Today I welcome the wonderful, Camille Storch. She lives with her husband and two kids in an off-the-grid, tiny
cabin in rural western Oregon. She cooks up the most amazing things on her outdoor barbecue and also makes and sells beautiful cutting boards {perfect for holiday gifts}!
5 QUESTIONS: CAMILLE STORCH
Camille's blog.
Red Onion Woodworks shop.
THE QUESTIONS
1. What is your favorite thing to make for
breakfast?
Both
of my kids (ages 3 and 5) started preschool just over a month ago, and in an
effort to streamline the getting-it-together-and-getting-out-of-the-house
routine, I’ve been making simple oatmeal with raisins for breakfast nearly
every school day.
When the weekend rolls around, I’m ready for something a little
more exciting. If
I’m cooking breakfast, I often turn to sweet, bread-y things: pancakes, French
toast, popovers, etc. I think my favorite in that category would have to be
homemade crepes (though mine are far from perfect). Because we have both
a small flock of chickens and a dairy goat, our fridge is nearly always stocked
with plenty of fresh eggs and whole milk, making for extra rich and delicious
crepes.
We’ve
more or less given up on expensive maple syrup even though we love it, so
instead we slather everything in homemade fruit jam or honey from my husband’s
beehives.
Though
I would never specifically make a pie to serve at breakfast, leftover pie (with
leftover whipped cream) has to be my all-time favorite thing to eat in the
morning.
2.
What is your favorite thing to order when you go out to breakfast?
We
don’t go out for breakfast nearly often enough (mostly because we live out in
the boonies), but when we do, it makes me so happy. I tend to order savory
dishes, particularly egg-sandwich-type things or eggs and toast with some
greens. Also, I love good homefries, all salty and crispy on the outside, something
I can’t seem to reproduce at home.
3.
What is your favorite morning ritual?
Every
day from May through November, I start my mornings off by milking my Nubian
dairy goat. I first sanitize my jars and milk bucket in our cabin kitchen. Then
I bring my goat Minnie out of the barn onto her stanchion and give her a little
grain while I brush her and thoroughly clean her udder with warm, soapy water
and an iodine spray. Finally, I do the actual milking, rhythmic and meditative
with the pling pling of the milk hitting the bucket and quite
morning-in-the-forest noises as “musical” accompaniment to the ritual. I bring
the milk into the house all frothy and warm and pour it into glass jars.
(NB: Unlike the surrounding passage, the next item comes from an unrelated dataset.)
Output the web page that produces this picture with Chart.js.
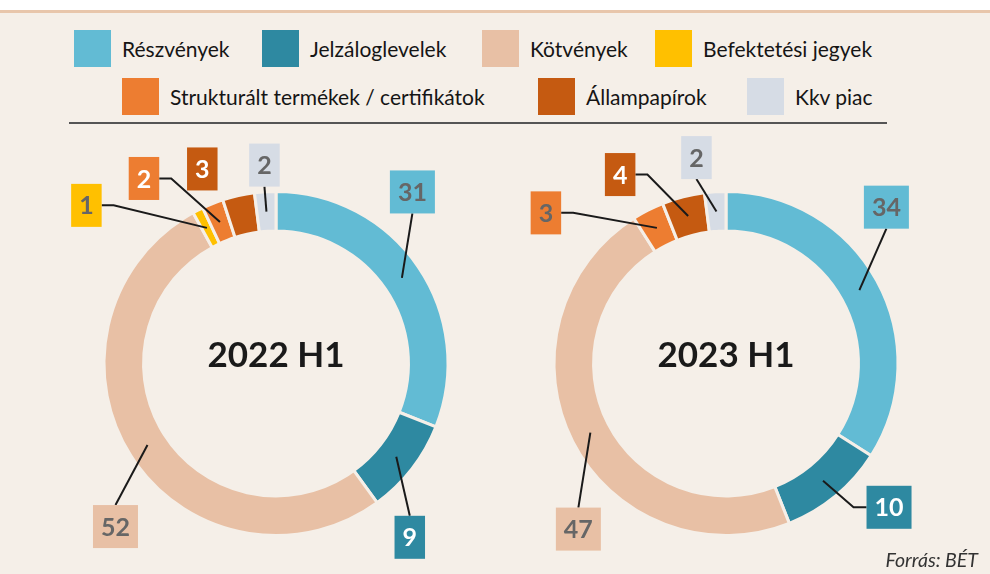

Sometimes I make fresh cheese or yogurt with it right away. Other days, I save
it in the fridge for another use.
4.
Do you have any current food obsessions?
My
husband grew a bunch of fava beans (broad beans) this year and let them dry
before harvesting them during the summer. Though it’s easy to find recipes for
fresh favas across the interwebs, there are very few recipes out there for
dried favas, so we’ve just been experimenting with them in lots of different
dishes. They’re kind of a pain because you have to slip each bean out of its
tough outer skin, but once cooked, these big beans are tender and mild and go
well with almost any seasoning.
About
a month ago, I made my first batch of really good goat-milk feta, and I’m happy
to report that I’ve successfully reproduced it several times since. That means
we’ve been eating feta on pretty much everything. Life is good.
5.
Have you read any interesting food-related books you would like to share?
I
just got a copy of Rohan Anderson’s Whole Larder Love. I’m a big fan of his blog,
showcasing his self-deprecating humor and quasi-self-sufficiency ethic. I
haven’t read through the whole book yet, but from a design and photography
standpoint, this book is beautiful, and the recipes look pretty intriguing
(especially if you can get your hands on fresh wild rabbit or river trout).